PROVO Utah's standard real-estate purchase contracts may be altered after Provo passed an ordinance last week that alarmed Realtors statewide.
Most homes in Utah are sold using standard contracts constantly updated by the Utah Association of Realtors to reflect new issues in the real-estate industry. Provo's City Council passed an ordinance last week intended to give additional protection to buyers by requiring sellers to provide more disclosure about zoning and the legal uses of their property than is required by the state contract.
The ordinance drew the swift attention of legislators and Realtors, however, and the City Council appears ready to repeal it.
"One of my concerns was that this would be unique to Provo," said Utah Senate President John Valentine, R-Orem. "If that happened we could have more than 400 Utah cities saying they wanted to make up their own rules, too. It would just bring chaos into the real-estate market."
Realtors also said the ordinance put too much of the burden on sellers and upset the critical timeline of real-estate deals by requiring sellers to provide the zoning disclosure before buyers and sellers signed an offer sheet. That form, known as the real-estate purchase contract, includes a negotiated period of time for buyers to check what the sellers have presented about the property and zoning.

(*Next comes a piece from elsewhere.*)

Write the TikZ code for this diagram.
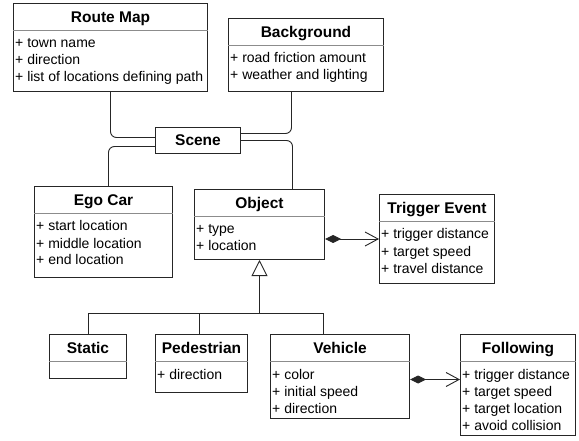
\documentclass[tikz,border=0pt]{standalone}
\usepackage{fontspec}
\setmainfont{Liberation Sans}
\usetikzlibrary{arrows.meta}
\colorlet{boxline}{black!85}
\colorlet{divline}{black!45}

\tikzset{
  classbox/.style={draw=boxline, line width=1pt, anchor=north west, inner sep=0pt},
  titletext/.style={font=\fontsize{15.5}{18}\selectfont\bfseries, inner sep=0pt, text height=11pt, text depth=0pt},
  attrtext/.style={font=\fontsize{14}{17}\selectfont, inner sep=0pt, anchor=base west},
  link/.style={draw=boxline, line width=0.9pt},
  owns/.style={link, {Diamond[length=16pt,width=8pt]}-{Straight Barb[length=13pt,width=14pt]}},
  extends/.style={link, -{Triangle[open,length=16pt,width=16pt]}}
}

% class box: name, x, y, width, height, title, attributes
\newcommand{\umlclass}[7]{%
  \node[classbox, minimum width=#4pt, minimum height=#5pt] (#1) at (#2,#3) {};
  \draw[divline, line width=0.8pt] ([yshift=-27pt]#1.north west) -- ([yshift=-27pt]#1.north east);
  \node[titletext] at ([yshift=-14pt]#1.north) {#6};
  \foreach \a [count=\i] in {#7}
    \node[attrtext] at ([xshift=2pt, yshift={-28pt-17pt*\i}]#1.north west) {+ \a};
}

\begin{document}
\begin{tikzpicture}[x=1pt,y=-1pt]
  \useasboundingbox (0,0) rectangle (579,441);

  \umlclass{routemap}{13}{3}{194}{88}{Route Map}{town name, direction, list of locations defining path}
  \umlclass{backgr}{228}{18}{155}{73}{Background}{road friction amount, weather and lighting}
  \node[classbox, minimum width=85pt, minimum height=26pt] (scene) at (155,127) {};
  \node[titletext] at (scene.center) {Scene};
  \umlclass{egocar}{34}{186}{138}{91}{Ego Car}{start location, middle location, end location}
  \umlclass{object}{194}{189}{130}{70}{Object}{type, location}
  \umlclass{trigger}{379}{194}{115}{89}{Trigger Event}{trigger distance, target speed, travel distance}
  \umlclass{static}{49}{334}{77}{44}{Static}{}
  \umlclass{pedestr}{155}{334}{92}{58}{Pedestrian}{direction}
  \umlclass{vehicle}{270}{334}{139}{84}{Vehicle}{color, initial speed, direction}
  \umlclass{following}{460}{334}{115}{101}{Following}{trigger distance, target speed, target location, avoid collision}

  % scene links
  \draw[link, rounded corners=6pt] (routemap.south) |- ([yshift=3pt]scene.west);
  \draw[link, rounded corners=6pt] ([yshift=-6pt]scene.west) -| ([xshift=5pt]egocar.north);
  \draw[link, rounded corners=6pt] ([xshift=-14.5pt]backgr.south) |- ([yshift=7pt]scene.east);
  \draw[link, rounded corners=6pt] (scene.east) -| ([xshift=33pt]object.north);

  % inheritance
  \coordinate (fork) at ([yshift=-53pt]object.south);
  \draw[link] (static.north) |- (fork);
  \draw[link] ([xshift=-2pt]pedestr.north) -- ([xshift=-2pt]pedestr.north |- fork);
  \draw[link] ([xshift=-16.5pt]vehicle.north) |- (fork);
  \draw[extends] (fork) -- (object.south);

  % composition
  \draw[owns] (object.east |- trigger.west) -- (trigger.west);
  \draw[owns] ([yshift=-3pt]vehicle.east) -- ([yshift=-3pt]vehicle.east -| following.west);
\end{tikzpicture}
\end{document}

Provo City Council Chairman George Stewart said he has the votes to repeal the ordinance on Tuesday after Valentine brokered a meeting between council leadership and Chris Kyler, chief executive officer of the Utah Association of Realtors. Provo Mayor Lewis Billings told the City Council in an e-mail Wednesday morning that he would not sign the ordinance into law.
The sides clearly will have to work out a compromise about when sellers would have to make zoning disclosures, either before or after an offer is signed. Kyler said it is virtually impossible to do before an offer and that some of Provo's ordinance turned on its head the standard Utah real-estate presumption of caveat emptor buyer beware that puts emphasis on the buyer researching the veracity of seller disclosures and claims.
The Provo ordinance also bothered Valentine because it would provide buyers a way out of a contract that isn't included in the contract.
Stewart said the Provo City Council embraced the idea of putting more responsibility on sellers, but both sides like the idea that improved zoning disclosure requirements in the purchasing process would benefit buyers and sellers around the state.